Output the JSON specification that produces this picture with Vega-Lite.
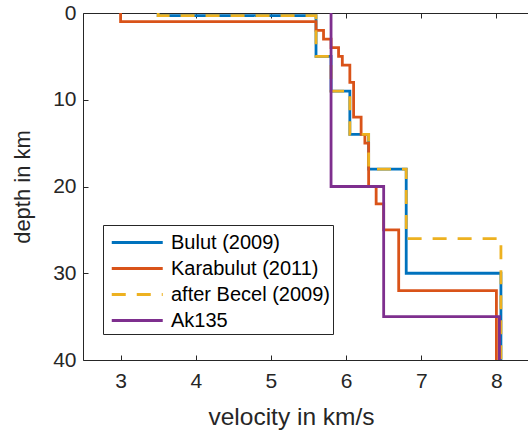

....

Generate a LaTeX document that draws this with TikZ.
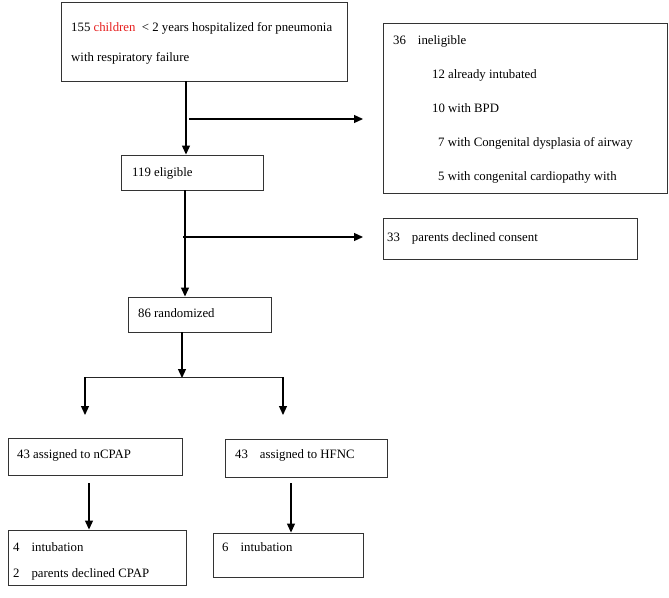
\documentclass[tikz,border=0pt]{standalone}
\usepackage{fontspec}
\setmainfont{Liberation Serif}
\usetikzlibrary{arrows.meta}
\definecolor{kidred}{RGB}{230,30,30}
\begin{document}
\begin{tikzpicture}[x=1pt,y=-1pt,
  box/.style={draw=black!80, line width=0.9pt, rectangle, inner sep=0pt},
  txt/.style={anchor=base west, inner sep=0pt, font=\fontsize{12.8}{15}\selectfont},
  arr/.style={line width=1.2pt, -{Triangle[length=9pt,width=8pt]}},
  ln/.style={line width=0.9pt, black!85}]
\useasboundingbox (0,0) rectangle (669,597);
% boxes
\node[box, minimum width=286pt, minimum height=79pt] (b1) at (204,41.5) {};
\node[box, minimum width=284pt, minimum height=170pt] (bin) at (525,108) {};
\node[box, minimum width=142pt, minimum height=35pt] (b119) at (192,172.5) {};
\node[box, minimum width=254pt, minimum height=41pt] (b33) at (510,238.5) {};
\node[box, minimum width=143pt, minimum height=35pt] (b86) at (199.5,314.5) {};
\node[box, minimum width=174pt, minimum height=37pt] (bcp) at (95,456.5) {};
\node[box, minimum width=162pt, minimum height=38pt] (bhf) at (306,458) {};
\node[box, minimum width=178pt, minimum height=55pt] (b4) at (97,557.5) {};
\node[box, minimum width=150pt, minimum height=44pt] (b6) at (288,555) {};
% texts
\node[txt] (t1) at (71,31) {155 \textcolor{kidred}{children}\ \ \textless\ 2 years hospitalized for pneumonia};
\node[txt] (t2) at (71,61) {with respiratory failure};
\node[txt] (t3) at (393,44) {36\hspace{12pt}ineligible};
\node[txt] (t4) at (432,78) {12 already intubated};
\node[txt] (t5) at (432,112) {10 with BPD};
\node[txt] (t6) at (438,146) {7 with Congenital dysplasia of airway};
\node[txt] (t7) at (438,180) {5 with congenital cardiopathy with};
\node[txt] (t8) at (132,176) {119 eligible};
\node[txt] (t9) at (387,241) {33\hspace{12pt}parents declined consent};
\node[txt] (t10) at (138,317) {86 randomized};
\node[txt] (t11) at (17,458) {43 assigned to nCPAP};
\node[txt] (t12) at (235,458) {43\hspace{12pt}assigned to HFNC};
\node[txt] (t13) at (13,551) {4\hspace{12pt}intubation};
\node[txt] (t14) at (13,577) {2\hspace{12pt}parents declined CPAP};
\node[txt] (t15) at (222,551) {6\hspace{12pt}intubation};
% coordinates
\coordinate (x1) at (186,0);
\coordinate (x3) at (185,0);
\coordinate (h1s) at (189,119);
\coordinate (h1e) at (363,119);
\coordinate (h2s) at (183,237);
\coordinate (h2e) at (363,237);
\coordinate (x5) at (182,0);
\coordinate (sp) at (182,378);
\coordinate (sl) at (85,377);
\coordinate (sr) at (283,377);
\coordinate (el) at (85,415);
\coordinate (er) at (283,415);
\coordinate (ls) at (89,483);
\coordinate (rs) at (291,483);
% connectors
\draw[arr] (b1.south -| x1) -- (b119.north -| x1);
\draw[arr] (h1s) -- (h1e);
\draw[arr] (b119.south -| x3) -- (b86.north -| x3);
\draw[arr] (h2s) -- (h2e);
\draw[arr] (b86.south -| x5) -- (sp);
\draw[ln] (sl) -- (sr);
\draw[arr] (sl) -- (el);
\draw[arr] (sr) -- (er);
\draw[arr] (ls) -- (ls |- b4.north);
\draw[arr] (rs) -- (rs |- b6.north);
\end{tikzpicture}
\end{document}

....

Gather every line from the entries above where the word "that" appears, and copy them.

_Task output_.
Output the JSON specification that produces this picture with Vega-Lite.
Generate a LaTeX document that draws this with TikZ.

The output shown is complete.